• _JOB_
Gather all lines in the records below that include the word "this".

[Plotting code records]
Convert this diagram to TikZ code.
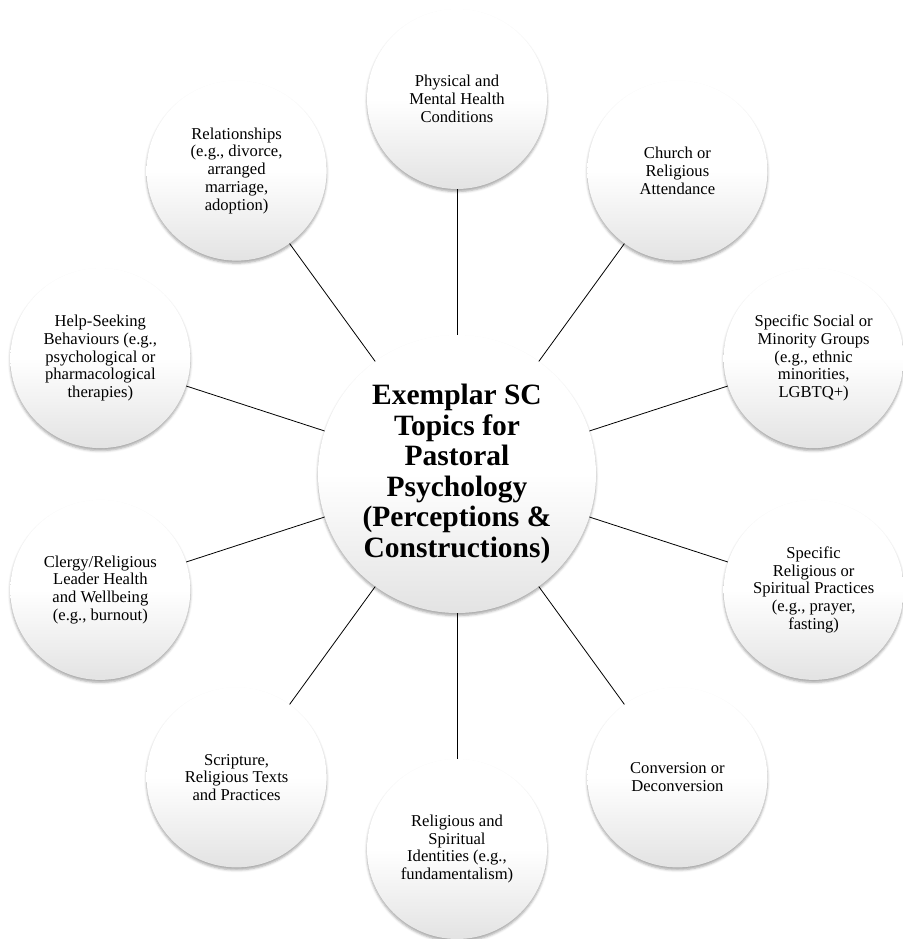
\documentclass[tikz,border=0pt]{standalone}
\usepackage{fontspec}
\setmainfont{Liberation Serif}
\usetikzlibrary{shadows.blur}
\begin{document}
\begin{tikzpicture}[x=1pt, y=1pt, thin]
\def\ra{375}
\tikzset{
  ball/.style={circle, inner sep=0pt, align=center,
    top color=white, bottom color=black!11, middle color=white,
    blur shadow={shadow xshift=0pt, shadow yshift=-2.5pt,
      shadow blur radius=2.5pt, shadow opacity=35}},
  topic/.style={ball, minimum size=180pt,
    font=\fontsize{16.6}{17.8}\selectfont},
  hubtext/.style={ball, minimum size=278pt,
    font=\fontsize{29.5}{30.6}\selectfont\bfseries},
  spoke/.style={draw=black, line width=0.8pt}
}
\useasboundingbox (-457,-465) rectangle (445,474);
% Mitte
\node[hubtext] (hub) at (0,0) {Exemplar SC\\Topics for\\Pastoral\\Psychology\\(Perceptions \&\\Constructions)};
% 10 Themen auf dem Kreis, Abstand 36 Grad, Start oben
\node[topic] (Ta) at (90:\ra)   {Physical and\\Mental Health\\Conditions};
\node[topic] (Tb) at (54:\ra)   {Church or\\Religious\\Attendance};
\node[topic] (Tc) at (18:\ra)   {Specific Social or\\Minority Groups\\(e.g., ethnic\\minorities,\\LGBTQ+)};
\node[topic] (Td) at (-18:\ra)  {Specific\\Religious or\\Spiritual Practices\\(e.g., prayer,\\fasting)};
\node[topic] (Te) at (-54:\ra)  {Conversion or\\Deconversion};
\node[topic] (Tf) at (-90:\ra)  {Religious and\\Spiritual\\Identities (e.g.,\\fundamentalism)};
\node[topic] (Tg) at (-126:\ra) {Scripture,\\Religious Texts\\and Practices};
\node[topic] (Th) at (-162:\ra) {Clergy/Religious\\Leader Health\\and Wellbeing\\(e.g., burnout)};
\node[topic] (Ti) at (162:\ra)  {Help-Seeking\\Behaviours (e.g.,\\psychological or\\pharmacological\\therapies)};
\node[topic] (Tj) at (126:\ra)  {Relationships\\(e.g., divorce,\\arranged\\marriage,\\adoption)};
\draw[spoke] (hub) -- (Ta);
\draw[spoke] (hub) -- (Tb);
\draw[spoke] (hub) -- (Tc);
\draw[spoke] (hub) -- (Td);
\draw[spoke] (hub) -- (Te);
\draw[spoke] (hub) -- (Tf);
\draw[spoke] (hub) -- (Tg);
\draw[spoke] (hub) -- (Th);
\draw[spoke] (hub) -- (Ti);
\draw[spoke] (hub) -- (Tj);
\end{tikzpicture}
\end{document}
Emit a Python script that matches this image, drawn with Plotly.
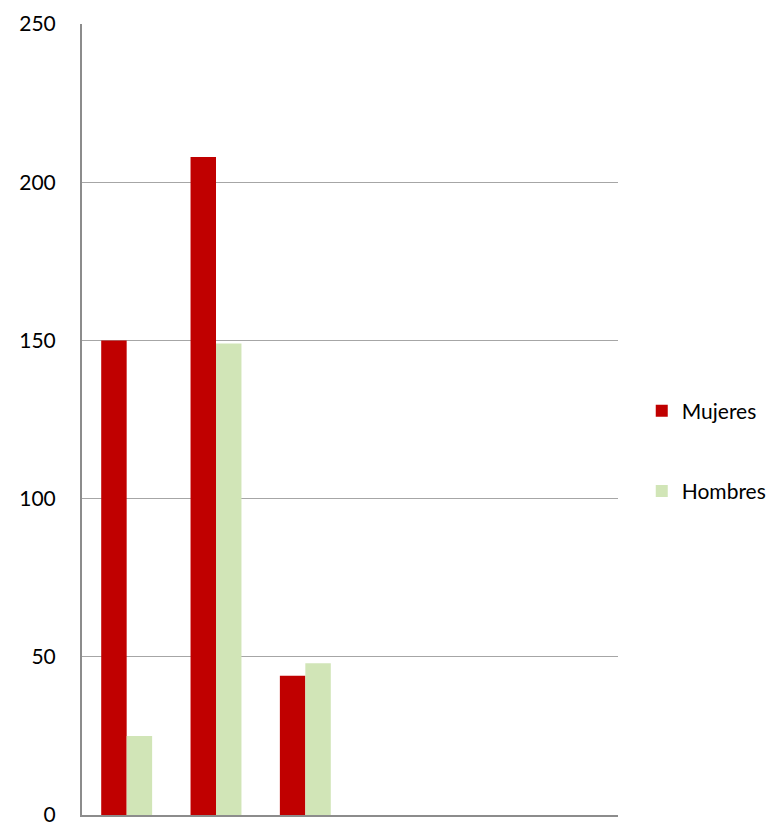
import plotly.graph_objects as go

categories = [1, 2, 3, 4, 5, 6]
mujeres = [150, 208, 44, None, None, None]
hombres = [25, 149, 48, None, None, None]
y_ticks = [0, 50, 100, 150, 200, 250]

fig = go.Figure()
fig.add_trace(go.Bar(x=categories, y=mujeres, name="Mujeres",
                     marker=dict(color="#C00000", line=dict(width=0)),
                     legendgroup="m"))
fig.add_trace(go.Bar(x=categories, y=hombres, name="Hombres",
                     marker=dict(color="#D1E5B7", line=dict(width=0)),
                     legendgroup="h"))

fig.update_layout(
    width=776, height=823,
    margin=dict(l=82, r=158, t=24, b=8, autoexpand=False),
    paper_bgcolor="white", plot_bgcolor="white",
    barmode="group", bargap=0.43, bargroupgap=0,
    font=dict(family="Lato, Open Sans, sans-serif", size=21, color="#000000"),
    legend=dict(xref="container", yref="container", x=0.827, y=0.452,
                xanchor="left", yanchor="middle",
                tracegroupgap=50, font=dict(size=21),
                itemwidth=30, traceorder="grouped"),
    xaxis=dict(range=[0.5, 6.5], showticklabels=False, showgrid=False,
               showline=True, linecolor="#8C8C8C", linewidth=2,
               ticks="", zeroline=False, fixedrange=True, automargin=False),
    yaxis=dict(range=[0, 250], tickvals=y_ticks, showgrid=True,
               gridcolor="#A6A6A6", gridwidth=1,
               showline=True, linecolor="#8C8C8C", linewidth=2,
               ticks="", ticklabelstandoff=20, ticklabeloverflow="allow",
               zeroline=False, automargin=False),
)

fig.write_html("out.html")
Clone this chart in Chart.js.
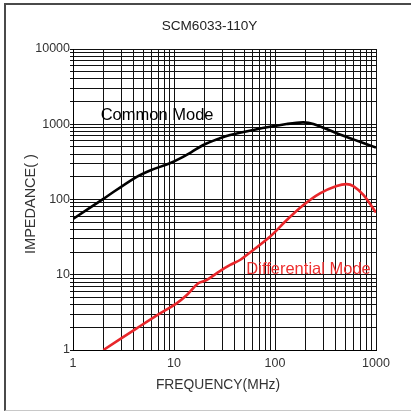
<!DOCTYPE html>
<html>
<head>
<meta charset="utf-8">
<script src="https://cdn.jsdelivr.net/npm/chart.js@4"></script>
<style>
  html, body { margin: 0; padding: 0; background: #fff; }
  #wrap { position: absolute; left: 0; top: 0; width: 411px; height: 414px; }
  #frame {
    position: absolute; left: 4px; top: 3px; width: 407px; height: 408px;
    border-top: 2px solid #4a4a4a; border-left: 2px solid #4a4a4a;
    border-bottom: 1px solid #c8c8c8; box-sizing: border-box; pointer-events: none;
  }
</style>
</head>
<body>
<div id="wrap">
  <canvas id="chart" width="411" height="414"></canvas>
  <div id="frame"></div>
</div>
<script>
// 阻抗-频率曲线数据
const cmFreq = [1, 2, 4, 5.8, 9.1, 11.5, 15, 19.5, 28.5, 36, 61, 130, 190, 240, 408, 596, 1000];
const cmImp  = [55, 102, 190, 243, 303, 352, 430, 530, 650, 720, 840, 1005, 1060, 1008, 760, 630, 490];

const dmFreq = [2, 4.27, 7.27, 10.6, 13.4, 17.4, 21, 28.5, 36, 45, 52.5, 89, 130, 190, 279, 408, 510, 596, 750, 1000];
const dmImp  = [1, 1.94, 3.07, 4.17, 5.38, 7.7, 8.5, 11.2, 13.5, 15.7, 18.3, 32, 53, 84, 121, 151, 160, 151, 115, 67];

const freqLabels = [1, 10, 100, 1000];
const impLabels = [1, 10, 100, 1000, 10000];

const FONT = "'Liberation Sans', Arial, sans-serif";

// 对数网格: 每个十倍程 1..9
function logGrid(min, max) {
  const out = [];
  for (let dec = min; dec < max; dec *= 10) {
    for (let d = 1; d < 10; d++) out.push({ value: d * dec });
  }
  out.push({ value: max });
  return out;
}

function toPoints(xs, ys) {
  return xs.map((x, i) => ({ x: x, y: ys[i] }));
}

// 标注文字和坐标轴标题
const textPlugin = {
  id: 'texts',
  afterDraw(chart) {
    const { ctx, scales } = chart;
    const xs = scales.x, ys = scales.y;
    ctx.save();
    ctx.fillStyle = '#222';
    ctx.font = '13.6px ' + FONT;
    ctx.textAlign = 'center';
    ctx.textBaseline = 'middle';
    ctx.fillText('SCM6033-110Y', 209.5, 26);

    ctx.fillStyle = '#333';
    ctx.font = '13.8px ' + FONT;
    ctx.fillText('FREQUENCY(MHz)', 218, 385);

    ctx.save();
    ctx.translate(31, 204);
    ctx.rotate(-Math.PI / 2);
    ctx.font = '14.5px ' + FONT;
    ctx.fillText('IMPEDANCE( )', 0, 0);
    ctx.restore();

    ctx.font = '16.5px ' + FONT;
    ctx.fillStyle = '#000';
    ctx.fillText('Common Mode', xs.getPixelForValue(6.8), ys.getPixelForValue(1327));

    ctx.fillStyle = '#ee3030';
    ctx.textAlign = 'left';
    ctx.fillText('Differential Mode', xs.getPixelForValue(52), ys.getPixelForValue(11.6));
    ctx.restore();
  }
};

new Chart(document.getElementById('chart'), {
  type: 'line',
  data: {
    datasets: [{
      label: 'Common Mode',
      data: toPoints(cmFreq, cmImp),
      borderColor: '#000',
      borderWidth: 2.6,
      pointRadius: 0,
      tension: 0.35,
      fill: false
    }, {
      label: 'Differential Mode',
      data: toPoints(dmFreq, dmImp),
      borderColor: '#e8262a',
      borderWidth: 2.6,
      pointRadius: 0,
      tension: 0.35,
      fill: false
    }]
  },
  options: {
    responsive: false,
    animation: false,
    layout: { padding: { left: 0, right: 35, top: 49, bottom: 0 } },
    plugins: {
      legend: { display: false },
      title: { display: false },
      tooltip: { enabled: false }
    },
    scales: {
      x: {
        type: 'logarithmic',
        min: 1,
        max: 1000,
        afterBuildTicks: scale => { scale.ticks = logGrid(1, 1000); },
        afterFit: scale => { scale.height = 64; },
        border: { color: '#000', width: 1 },
        grid: { color: '#111', lineWidth: 1, drawTicks: false },
        ticks: {
          autoSkip: false,
          maxRotation: 0,
          padding: 6,
          color: '#333',
          font: { family: FONT, size: 12.5 },
          callback: value => freqLabels.includes(value) ? String(value) : ''
        }
      },
      y: {
        type: 'logarithmic',
        min: 1,
        max: 10000,
        afterBuildTicks: scale => { scale.ticks = logGrid(1, 10000); },
        afterFit: scale => { scale.width = 73; },
        border: { color: '#000', width: 1 },
        grid: { color: '#111', lineWidth: 1, tickLength: 3 },
        ticks: {
          autoSkip: false,
          padding: 0,
          color: '#333',
          font: { family: FONT, size: 12.5 },
          callback: value => impLabels.includes(value) ? String(value) : ''
        }
      }
    }
  },
  plugins: [textPlugin]
});
</script>
</body>
</html>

• _REPLY TO THE TASK_
Convert this diagram to TikZ code.
Emit a Python script that matches this image, drawn with Plotly.
Clone this chart in Chart.js.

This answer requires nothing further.